§ What to do: All the data below goes into the copy word for word, but the pictures don't.

§ Source excerpt:
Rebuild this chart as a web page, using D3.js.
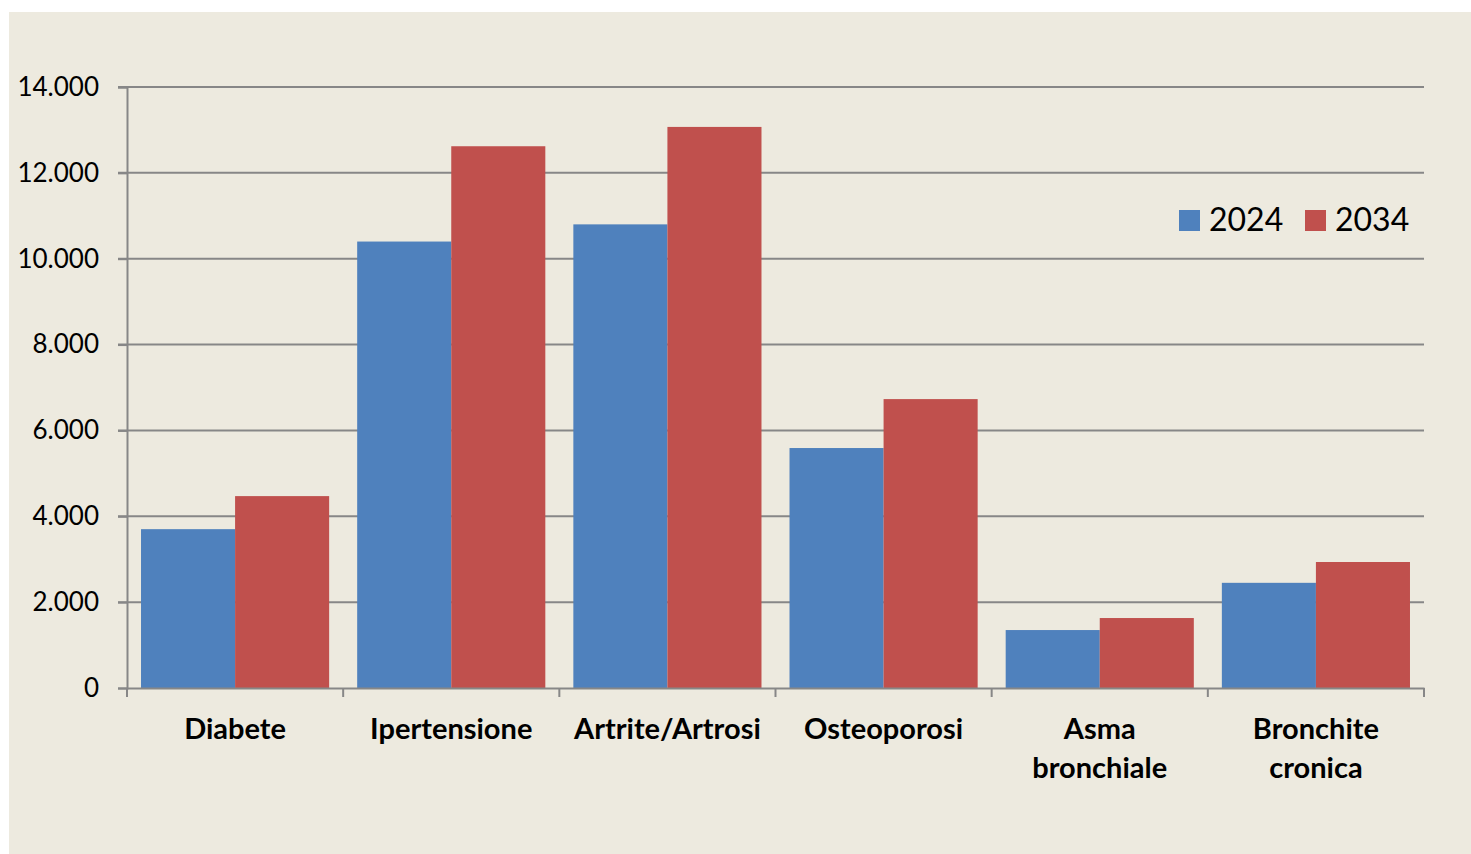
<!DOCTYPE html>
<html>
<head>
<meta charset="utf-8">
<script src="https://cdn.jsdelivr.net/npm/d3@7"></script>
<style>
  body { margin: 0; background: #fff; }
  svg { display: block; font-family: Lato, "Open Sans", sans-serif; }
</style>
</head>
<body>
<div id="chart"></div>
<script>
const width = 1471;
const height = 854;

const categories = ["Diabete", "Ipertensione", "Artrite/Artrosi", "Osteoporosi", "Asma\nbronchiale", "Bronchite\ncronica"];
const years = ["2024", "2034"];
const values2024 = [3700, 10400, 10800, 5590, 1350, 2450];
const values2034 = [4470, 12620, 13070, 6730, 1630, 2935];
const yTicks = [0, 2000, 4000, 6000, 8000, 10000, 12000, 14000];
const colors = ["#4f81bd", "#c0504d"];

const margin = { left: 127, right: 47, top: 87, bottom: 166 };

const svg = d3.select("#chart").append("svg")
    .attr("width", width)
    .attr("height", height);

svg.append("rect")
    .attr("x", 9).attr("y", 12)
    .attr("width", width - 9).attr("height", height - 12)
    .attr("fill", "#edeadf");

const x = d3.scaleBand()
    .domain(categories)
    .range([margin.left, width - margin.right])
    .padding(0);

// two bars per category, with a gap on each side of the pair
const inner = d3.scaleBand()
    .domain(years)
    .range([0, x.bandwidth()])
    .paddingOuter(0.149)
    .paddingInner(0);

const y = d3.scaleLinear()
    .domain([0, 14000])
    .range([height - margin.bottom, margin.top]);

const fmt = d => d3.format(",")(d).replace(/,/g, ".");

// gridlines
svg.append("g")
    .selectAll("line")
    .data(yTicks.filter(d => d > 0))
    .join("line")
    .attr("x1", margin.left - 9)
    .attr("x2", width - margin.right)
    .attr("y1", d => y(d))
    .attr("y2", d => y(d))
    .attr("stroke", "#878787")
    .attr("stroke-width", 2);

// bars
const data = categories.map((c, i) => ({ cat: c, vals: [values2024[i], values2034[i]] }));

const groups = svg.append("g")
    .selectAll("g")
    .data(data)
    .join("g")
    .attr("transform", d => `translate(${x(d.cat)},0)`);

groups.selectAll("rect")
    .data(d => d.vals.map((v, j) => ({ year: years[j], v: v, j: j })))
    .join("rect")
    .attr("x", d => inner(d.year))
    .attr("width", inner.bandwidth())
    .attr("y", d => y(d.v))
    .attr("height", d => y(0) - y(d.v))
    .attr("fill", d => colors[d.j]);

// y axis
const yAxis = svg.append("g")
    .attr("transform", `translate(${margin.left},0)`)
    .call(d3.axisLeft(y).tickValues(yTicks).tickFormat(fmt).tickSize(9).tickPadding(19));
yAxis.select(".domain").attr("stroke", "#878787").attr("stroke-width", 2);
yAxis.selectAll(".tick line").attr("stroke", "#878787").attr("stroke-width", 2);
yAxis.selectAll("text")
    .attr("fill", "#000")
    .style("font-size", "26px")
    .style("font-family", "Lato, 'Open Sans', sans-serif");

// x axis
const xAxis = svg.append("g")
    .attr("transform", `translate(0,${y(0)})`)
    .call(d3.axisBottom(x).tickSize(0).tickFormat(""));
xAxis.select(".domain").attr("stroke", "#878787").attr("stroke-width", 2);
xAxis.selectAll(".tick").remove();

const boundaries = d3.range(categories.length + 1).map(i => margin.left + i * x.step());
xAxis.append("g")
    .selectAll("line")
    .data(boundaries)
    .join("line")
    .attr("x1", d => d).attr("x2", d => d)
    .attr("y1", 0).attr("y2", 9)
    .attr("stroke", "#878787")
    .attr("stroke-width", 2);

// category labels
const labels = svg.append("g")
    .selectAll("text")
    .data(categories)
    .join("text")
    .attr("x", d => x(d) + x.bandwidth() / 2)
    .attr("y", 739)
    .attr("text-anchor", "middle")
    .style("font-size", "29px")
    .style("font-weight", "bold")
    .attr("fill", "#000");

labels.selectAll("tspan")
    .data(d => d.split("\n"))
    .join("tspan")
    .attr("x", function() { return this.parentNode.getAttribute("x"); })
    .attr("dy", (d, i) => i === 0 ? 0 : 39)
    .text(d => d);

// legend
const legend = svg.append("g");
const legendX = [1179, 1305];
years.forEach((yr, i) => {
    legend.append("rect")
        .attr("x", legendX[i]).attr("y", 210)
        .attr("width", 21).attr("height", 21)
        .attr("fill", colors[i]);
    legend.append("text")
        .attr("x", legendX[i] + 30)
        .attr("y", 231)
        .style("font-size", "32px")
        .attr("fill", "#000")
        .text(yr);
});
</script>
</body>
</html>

§ Completed exercise:
Rebuild this chart as a web page, using D3.js.
<!DOCTYPE html>
<html>
<head>
<meta charset="utf-8">
<script src="https://cdn.jsdelivr.net/npm/d3@7"></script>
<style>
  body { margin: 0; background: #fff; }
  svg { display: block; font-family: Lato, "Open Sans", sans-serif; }
</style>
</head>
<body>
<div id="chart"></div>
<script>
const width = 1471;
const height = 854;

const categories = ["Diabete", "Ipertensione", "Artrite/Artrosi", "Osteoporosi", "Asma\nbronchiale", "Bronchite\ncronica"];
const years = ["2024", "2034"];
const values2024 = [3700, 10400, 10800, 5590, 1350, 2450];
const values2034 = [4470, 12620, 13070, 6730, 1630, 2935];
const yTicks = [0, 2000, 4000, 6000, 8000, 10000, 12000, 14000];
const colors = ["#4f81bd", "#c0504d"];

const margin = { left: 127, right: 47, top: 87, bottom: 166 };

const svg = d3.select("#chart").append("svg")
    .attr("width", width)
    .attr("height", height);

svg.append("rect")
    .attr("x", 9).attr("y", 12)
    .attr("width", width - 9).attr("height", height - 12)
    .attr("fill", "#edeadf");

const x = d3.scaleBand()
    .domain(categories)
    .range([margin.left, width - margin.right])
    .padding(0);

// two bars per category, with a gap on each side of the pair
const inner = d3.scaleBand()
    .domain(years)
    .range([0, x.bandwidth()])
    .paddingOuter(0.149)
    .paddingInner(0);

const y = d3.scaleLinear()
    .domain([0, 14000])
    .range([height - margin.bottom, margin.top]);

const fmt = d => d3.format(",")(d).replace(/,/g, ".");

// gridlines
svg.append("g")
    .selectAll("line")
    .data(yTicks.filter(d => d > 0))
    .join("line")
    .attr("x1", margin.left - 9)
    .attr("x2", width - margin.right)
    .attr("y1", d => y(d))
    .attr("y2", d => y(d))
    .attr("stroke", "#878787")
    .attr("stroke-width", 2);

// bars
const data = categories.map((c, i) => ({ cat: c, vals: [values2024[i], values2034[i]] }));

const groups = svg.append("g")
    .selectAll("g")
    .data(data)
    .join("g")
    .attr("transform", d => `translate(${x(d.cat)},0)`);

groups.selectAll("rect")
    .data(d => d.vals.map((v, j) => ({ year: years[j], v: v, j: j })))
    .join("rect")
    .attr("x", d => inner(d.year))
    .attr("width", inner.bandwidth())
    .attr("y", d => y(d.v))
    .attr("height", d => y(0) - y(d.v))
    .attr("fill", d => colors[d.j]);

// y axis
const yAxis = svg.append("g")
    .attr("transform", `translate(${margin.left},0)`)
    .call(d3.axisLeft(y).tickValues(yTicks).tickFormat(fmt).tickSize(9).tickPadding(19));
yAxis.select(".domain").attr("stroke", "#878787").attr("stroke-width", 2);
yAxis.selectAll(".tick line").attr("stroke", "#878787").attr("stroke-width", 2);
yAxis.selectAll("text")
    .attr("fill", "#000")
    .style("font-size", "26px")
    .style("font-family", "Lato, 'Open Sans', sans-serif");

// x axis
const xAxis = svg.append("g")
    .attr("transform", `translate(0,${y(0)})`)
    .call(d3.axisBottom(x).tickSize(0).tickFormat(""));
xAxis.select(".domain").attr("stroke", "#878787").attr("stroke-width", 2);
xAxis.selectAll(".tick").remove();

const boundaries = d3.range(categories.length + 1).map(i => margin.left + i * x.step());
xAxis.append("g")
    .selectAll("line")
    .data(boundaries)
    .join("line")
    .attr("x1", d => d).attr("x2", d => d)
    .attr("y1", 0).attr("y2", 9)
    .attr("stroke", "#878787")
    .attr("stroke-width", 2);

// category labels
const labels = svg.append("g")
    .selectAll("text")
    .data(categories)
    .join("text")
    .attr("x", d => x(d) + x.bandwidth() / 2)
    .attr("y", 739)
    .attr("text-anchor", "middle")
    .style("font-size", "29px")
    .style("font-weight", "bold")
    .attr("fill", "#000");

labels.selectAll("tspan")
    .data(d => d.split("\n"))
    .join("tspan")
    .attr("x", function() { return this.parentNode.getAttribute("x"); })
    .attr("dy", (d, i) => i === 0 ? 0 : 39)
    .text(d => d);

// legend
const legend = svg.append("g");
const legendX = [1179, 1305];
years.forEach((yr, i) => {
    legend.append("rect")
        .attr("x", legendX[i]).attr("y", 210)
        .attr("width", 21).attr("height", 21)
        .attr("fill", colors[i]);
    legend.append("text")
        .attr("x", legendX[i] + 30)
        .attr("y", 231)
        .style("font-size", "32px")
        .attr("fill", "#000")
        .text(yr);
});
</script>
</body>
</html>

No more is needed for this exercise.